Extracted data entries:
## begin

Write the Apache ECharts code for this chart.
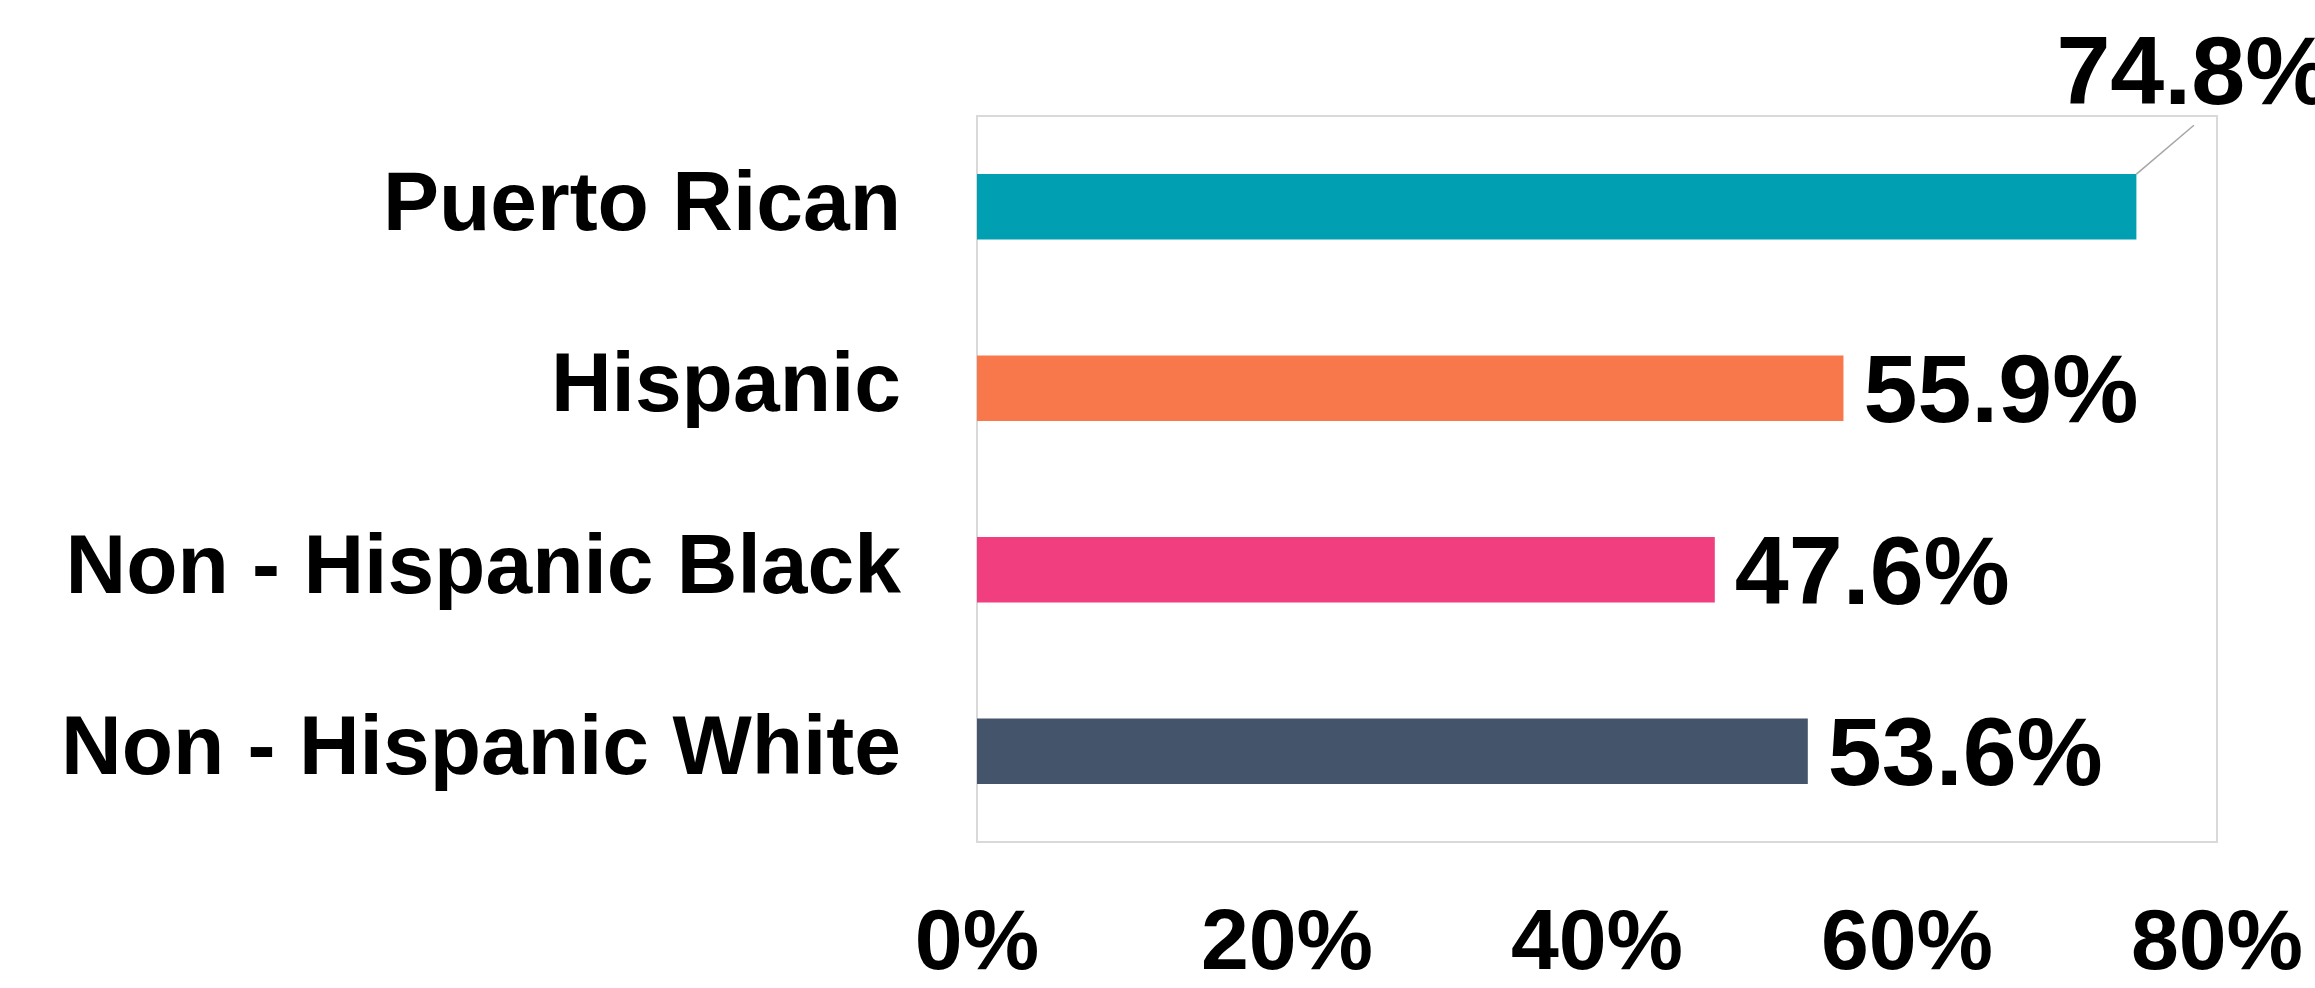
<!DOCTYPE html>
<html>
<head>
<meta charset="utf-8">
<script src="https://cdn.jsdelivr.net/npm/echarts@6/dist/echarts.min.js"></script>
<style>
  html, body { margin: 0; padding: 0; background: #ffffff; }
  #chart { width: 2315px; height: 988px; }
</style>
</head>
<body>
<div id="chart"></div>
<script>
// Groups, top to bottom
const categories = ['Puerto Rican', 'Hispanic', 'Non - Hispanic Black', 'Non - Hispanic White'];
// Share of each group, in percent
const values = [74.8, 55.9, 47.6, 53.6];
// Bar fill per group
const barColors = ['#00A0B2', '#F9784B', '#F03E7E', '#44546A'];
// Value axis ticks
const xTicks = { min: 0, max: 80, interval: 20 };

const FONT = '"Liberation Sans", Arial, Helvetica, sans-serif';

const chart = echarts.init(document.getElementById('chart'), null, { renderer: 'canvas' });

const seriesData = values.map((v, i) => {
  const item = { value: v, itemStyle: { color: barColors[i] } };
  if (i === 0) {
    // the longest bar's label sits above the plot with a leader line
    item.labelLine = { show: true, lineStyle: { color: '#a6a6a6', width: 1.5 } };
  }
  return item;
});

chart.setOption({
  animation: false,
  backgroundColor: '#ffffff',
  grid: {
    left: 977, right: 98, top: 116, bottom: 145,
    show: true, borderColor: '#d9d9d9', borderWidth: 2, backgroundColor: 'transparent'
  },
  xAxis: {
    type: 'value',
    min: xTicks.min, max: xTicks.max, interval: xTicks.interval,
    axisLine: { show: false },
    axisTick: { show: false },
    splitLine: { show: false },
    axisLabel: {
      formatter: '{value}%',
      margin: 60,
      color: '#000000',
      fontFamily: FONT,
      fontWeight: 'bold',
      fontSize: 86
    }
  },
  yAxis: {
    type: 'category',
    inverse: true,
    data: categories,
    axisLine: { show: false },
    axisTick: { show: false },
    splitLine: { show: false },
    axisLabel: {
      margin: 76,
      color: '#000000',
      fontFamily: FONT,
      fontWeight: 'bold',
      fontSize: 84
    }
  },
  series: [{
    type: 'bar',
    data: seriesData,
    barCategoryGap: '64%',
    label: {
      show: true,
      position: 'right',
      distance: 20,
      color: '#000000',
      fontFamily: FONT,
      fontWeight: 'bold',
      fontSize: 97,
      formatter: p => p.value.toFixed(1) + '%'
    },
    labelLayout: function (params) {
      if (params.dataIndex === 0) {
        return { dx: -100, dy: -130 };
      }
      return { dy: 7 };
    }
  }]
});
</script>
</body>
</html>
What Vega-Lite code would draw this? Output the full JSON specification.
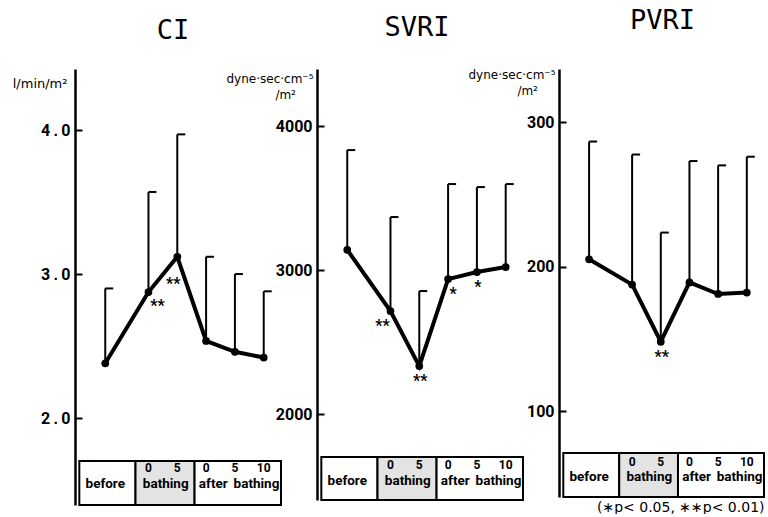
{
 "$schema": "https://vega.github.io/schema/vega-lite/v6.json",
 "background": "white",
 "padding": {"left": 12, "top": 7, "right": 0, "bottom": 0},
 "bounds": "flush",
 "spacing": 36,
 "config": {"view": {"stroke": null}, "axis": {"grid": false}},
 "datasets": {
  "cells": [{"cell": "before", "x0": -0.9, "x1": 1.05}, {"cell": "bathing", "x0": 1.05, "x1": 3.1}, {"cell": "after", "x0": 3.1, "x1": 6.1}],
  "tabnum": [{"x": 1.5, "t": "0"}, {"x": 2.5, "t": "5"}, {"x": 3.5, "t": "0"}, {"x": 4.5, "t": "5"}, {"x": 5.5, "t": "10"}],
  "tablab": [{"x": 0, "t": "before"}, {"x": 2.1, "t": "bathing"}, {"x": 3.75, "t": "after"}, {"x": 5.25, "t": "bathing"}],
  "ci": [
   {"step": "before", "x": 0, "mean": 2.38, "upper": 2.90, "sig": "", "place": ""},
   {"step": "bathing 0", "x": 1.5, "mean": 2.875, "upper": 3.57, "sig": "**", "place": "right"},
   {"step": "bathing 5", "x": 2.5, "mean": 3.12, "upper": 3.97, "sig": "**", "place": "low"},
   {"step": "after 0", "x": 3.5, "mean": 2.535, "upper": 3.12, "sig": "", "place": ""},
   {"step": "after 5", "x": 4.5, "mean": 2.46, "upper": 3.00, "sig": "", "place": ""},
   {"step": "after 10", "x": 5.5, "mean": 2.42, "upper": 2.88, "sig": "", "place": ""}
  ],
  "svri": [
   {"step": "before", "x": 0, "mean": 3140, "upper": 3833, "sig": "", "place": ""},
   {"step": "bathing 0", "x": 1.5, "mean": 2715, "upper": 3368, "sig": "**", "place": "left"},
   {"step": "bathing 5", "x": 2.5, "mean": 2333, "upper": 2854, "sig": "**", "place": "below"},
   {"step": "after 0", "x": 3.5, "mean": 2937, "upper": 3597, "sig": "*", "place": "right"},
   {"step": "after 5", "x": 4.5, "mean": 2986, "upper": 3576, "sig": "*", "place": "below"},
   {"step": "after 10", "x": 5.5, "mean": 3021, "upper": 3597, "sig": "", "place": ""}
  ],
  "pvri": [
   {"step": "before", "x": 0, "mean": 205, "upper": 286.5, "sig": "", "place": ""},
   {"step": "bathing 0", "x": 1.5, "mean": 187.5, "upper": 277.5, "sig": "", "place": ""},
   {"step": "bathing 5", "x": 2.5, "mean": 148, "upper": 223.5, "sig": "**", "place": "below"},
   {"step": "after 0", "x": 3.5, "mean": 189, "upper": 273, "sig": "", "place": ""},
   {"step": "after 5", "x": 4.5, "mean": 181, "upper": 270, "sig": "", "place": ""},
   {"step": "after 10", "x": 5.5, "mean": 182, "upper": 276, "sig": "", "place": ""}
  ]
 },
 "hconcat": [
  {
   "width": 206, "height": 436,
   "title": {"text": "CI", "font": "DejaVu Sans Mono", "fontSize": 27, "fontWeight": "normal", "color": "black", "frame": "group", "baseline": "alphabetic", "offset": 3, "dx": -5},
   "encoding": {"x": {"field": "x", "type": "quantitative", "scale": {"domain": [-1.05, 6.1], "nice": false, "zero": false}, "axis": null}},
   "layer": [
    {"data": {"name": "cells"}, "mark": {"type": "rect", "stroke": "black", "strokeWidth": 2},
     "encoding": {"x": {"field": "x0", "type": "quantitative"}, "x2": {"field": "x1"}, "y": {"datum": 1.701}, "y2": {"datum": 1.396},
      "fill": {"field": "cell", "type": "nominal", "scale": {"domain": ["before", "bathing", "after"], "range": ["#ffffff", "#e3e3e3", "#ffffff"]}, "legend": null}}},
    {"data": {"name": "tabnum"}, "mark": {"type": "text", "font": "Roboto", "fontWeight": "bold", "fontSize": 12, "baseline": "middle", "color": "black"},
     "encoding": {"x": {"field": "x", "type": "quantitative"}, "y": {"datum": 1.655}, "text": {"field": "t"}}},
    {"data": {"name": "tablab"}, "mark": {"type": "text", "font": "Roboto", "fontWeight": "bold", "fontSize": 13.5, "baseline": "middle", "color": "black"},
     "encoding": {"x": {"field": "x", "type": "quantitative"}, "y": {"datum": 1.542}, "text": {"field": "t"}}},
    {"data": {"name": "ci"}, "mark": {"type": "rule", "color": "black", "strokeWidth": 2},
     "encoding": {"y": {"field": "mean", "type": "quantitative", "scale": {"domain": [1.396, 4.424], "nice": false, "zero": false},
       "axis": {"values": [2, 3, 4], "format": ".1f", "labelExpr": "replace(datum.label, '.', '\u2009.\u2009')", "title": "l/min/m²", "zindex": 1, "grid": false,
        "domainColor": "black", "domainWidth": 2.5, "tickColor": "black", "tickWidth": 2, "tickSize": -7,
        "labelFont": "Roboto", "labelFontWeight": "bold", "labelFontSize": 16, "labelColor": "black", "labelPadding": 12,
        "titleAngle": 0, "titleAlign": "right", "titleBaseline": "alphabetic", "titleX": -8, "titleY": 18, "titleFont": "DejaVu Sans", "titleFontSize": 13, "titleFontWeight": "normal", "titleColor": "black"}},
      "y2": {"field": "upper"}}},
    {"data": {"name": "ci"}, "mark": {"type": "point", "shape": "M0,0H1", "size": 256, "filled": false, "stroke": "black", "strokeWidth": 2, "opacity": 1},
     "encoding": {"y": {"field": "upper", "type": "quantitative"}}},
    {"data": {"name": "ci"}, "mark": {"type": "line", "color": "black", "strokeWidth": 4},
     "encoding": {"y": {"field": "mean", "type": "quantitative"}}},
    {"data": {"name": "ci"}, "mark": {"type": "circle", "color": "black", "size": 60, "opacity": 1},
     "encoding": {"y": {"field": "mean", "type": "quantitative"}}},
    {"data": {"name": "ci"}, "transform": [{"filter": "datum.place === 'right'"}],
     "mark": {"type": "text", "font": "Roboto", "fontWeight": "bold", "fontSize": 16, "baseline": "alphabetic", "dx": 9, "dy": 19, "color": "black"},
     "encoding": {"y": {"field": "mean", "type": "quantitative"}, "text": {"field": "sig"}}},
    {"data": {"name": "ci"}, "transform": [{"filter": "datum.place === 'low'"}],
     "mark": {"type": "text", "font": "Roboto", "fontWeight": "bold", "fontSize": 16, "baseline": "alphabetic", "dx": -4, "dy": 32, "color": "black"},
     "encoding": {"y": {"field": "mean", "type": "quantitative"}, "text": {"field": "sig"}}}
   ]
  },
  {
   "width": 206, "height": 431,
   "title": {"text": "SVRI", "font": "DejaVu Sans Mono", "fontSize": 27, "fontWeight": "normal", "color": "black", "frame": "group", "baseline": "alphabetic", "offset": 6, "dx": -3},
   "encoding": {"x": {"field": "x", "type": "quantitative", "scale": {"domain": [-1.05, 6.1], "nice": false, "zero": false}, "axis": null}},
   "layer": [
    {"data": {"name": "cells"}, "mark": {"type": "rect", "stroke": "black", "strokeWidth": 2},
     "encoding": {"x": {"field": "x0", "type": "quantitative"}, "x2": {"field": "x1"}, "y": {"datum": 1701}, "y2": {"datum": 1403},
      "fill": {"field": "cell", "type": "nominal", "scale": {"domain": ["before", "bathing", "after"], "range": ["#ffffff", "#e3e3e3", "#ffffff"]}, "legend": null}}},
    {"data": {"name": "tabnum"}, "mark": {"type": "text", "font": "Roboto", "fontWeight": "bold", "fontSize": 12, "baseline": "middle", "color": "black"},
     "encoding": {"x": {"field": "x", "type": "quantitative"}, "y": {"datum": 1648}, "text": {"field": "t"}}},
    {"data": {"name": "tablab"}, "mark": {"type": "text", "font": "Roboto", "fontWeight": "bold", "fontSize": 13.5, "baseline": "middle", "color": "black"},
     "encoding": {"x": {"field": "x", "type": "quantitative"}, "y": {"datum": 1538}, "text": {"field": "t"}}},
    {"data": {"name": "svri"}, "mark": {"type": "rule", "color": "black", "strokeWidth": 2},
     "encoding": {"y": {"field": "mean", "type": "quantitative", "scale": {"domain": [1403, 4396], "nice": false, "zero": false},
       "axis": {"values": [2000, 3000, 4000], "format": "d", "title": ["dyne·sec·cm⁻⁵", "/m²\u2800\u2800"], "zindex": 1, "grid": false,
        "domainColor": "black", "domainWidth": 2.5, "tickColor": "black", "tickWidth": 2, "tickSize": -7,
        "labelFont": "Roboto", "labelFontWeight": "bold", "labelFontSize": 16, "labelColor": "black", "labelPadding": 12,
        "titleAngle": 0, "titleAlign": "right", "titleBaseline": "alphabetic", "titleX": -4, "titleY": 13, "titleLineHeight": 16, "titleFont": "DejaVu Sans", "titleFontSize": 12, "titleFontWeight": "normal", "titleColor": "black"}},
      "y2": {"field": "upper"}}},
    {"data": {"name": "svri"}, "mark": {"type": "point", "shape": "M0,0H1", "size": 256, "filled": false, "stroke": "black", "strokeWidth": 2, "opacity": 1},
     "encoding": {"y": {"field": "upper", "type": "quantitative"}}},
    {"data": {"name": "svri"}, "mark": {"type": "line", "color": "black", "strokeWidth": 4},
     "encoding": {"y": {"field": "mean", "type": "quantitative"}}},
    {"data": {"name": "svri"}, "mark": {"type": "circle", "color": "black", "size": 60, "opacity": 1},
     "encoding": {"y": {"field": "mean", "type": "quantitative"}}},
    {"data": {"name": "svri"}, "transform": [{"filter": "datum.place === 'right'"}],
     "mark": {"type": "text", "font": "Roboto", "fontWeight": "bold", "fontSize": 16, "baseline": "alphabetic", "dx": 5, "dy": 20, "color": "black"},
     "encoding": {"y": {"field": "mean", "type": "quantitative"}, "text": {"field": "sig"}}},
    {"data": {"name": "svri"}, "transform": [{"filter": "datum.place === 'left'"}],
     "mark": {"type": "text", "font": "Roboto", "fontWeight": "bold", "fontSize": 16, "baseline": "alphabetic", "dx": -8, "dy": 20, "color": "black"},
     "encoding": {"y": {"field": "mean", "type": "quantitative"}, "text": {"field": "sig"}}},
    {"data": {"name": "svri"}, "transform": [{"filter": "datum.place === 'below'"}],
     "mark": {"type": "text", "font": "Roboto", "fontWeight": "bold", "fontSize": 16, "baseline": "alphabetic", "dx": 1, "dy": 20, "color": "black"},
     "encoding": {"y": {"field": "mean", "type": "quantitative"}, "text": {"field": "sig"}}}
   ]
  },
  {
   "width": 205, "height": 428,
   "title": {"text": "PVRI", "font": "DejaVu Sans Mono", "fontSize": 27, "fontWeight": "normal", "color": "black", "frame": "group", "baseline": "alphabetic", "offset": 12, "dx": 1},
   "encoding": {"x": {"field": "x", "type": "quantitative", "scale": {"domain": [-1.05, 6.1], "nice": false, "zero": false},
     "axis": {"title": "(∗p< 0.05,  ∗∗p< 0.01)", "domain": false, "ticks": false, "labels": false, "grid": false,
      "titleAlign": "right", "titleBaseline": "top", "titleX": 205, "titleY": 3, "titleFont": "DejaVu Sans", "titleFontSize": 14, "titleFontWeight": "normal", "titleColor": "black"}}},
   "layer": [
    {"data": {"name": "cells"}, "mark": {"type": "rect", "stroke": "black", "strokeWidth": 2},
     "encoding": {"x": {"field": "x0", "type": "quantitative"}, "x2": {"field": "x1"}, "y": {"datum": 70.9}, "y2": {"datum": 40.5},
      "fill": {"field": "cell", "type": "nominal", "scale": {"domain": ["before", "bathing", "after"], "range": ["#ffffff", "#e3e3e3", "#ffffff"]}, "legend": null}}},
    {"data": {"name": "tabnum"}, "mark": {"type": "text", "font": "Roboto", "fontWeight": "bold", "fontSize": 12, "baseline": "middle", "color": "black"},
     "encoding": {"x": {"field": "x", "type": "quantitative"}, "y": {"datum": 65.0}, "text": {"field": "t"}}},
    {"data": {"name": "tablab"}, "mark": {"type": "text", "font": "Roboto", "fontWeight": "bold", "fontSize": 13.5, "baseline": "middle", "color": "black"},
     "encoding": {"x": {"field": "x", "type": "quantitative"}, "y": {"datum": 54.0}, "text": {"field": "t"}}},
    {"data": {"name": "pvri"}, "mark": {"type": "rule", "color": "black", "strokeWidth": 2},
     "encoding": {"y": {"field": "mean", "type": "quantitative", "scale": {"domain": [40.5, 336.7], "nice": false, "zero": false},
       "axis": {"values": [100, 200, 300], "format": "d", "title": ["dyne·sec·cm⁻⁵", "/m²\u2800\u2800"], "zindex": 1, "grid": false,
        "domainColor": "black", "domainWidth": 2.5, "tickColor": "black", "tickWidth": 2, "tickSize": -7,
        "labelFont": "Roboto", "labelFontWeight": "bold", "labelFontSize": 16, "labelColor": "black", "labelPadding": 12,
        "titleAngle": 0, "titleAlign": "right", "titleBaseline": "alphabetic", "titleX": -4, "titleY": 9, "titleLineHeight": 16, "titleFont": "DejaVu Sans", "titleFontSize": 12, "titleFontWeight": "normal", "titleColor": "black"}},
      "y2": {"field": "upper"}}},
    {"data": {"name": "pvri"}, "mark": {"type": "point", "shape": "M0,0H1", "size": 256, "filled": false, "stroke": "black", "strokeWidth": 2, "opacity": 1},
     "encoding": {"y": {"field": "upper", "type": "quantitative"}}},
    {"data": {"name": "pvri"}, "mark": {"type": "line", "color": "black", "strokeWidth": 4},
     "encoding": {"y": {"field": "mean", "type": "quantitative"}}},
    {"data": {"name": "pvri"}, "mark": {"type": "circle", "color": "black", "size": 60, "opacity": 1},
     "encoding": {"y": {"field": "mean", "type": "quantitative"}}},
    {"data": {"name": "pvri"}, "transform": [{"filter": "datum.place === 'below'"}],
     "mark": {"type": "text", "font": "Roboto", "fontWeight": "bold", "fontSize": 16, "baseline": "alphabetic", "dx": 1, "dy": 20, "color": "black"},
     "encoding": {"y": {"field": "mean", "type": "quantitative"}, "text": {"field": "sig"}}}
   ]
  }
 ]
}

## end

Written request: Provide the number of lines containing the string "code", with no other output.

Written solution: 2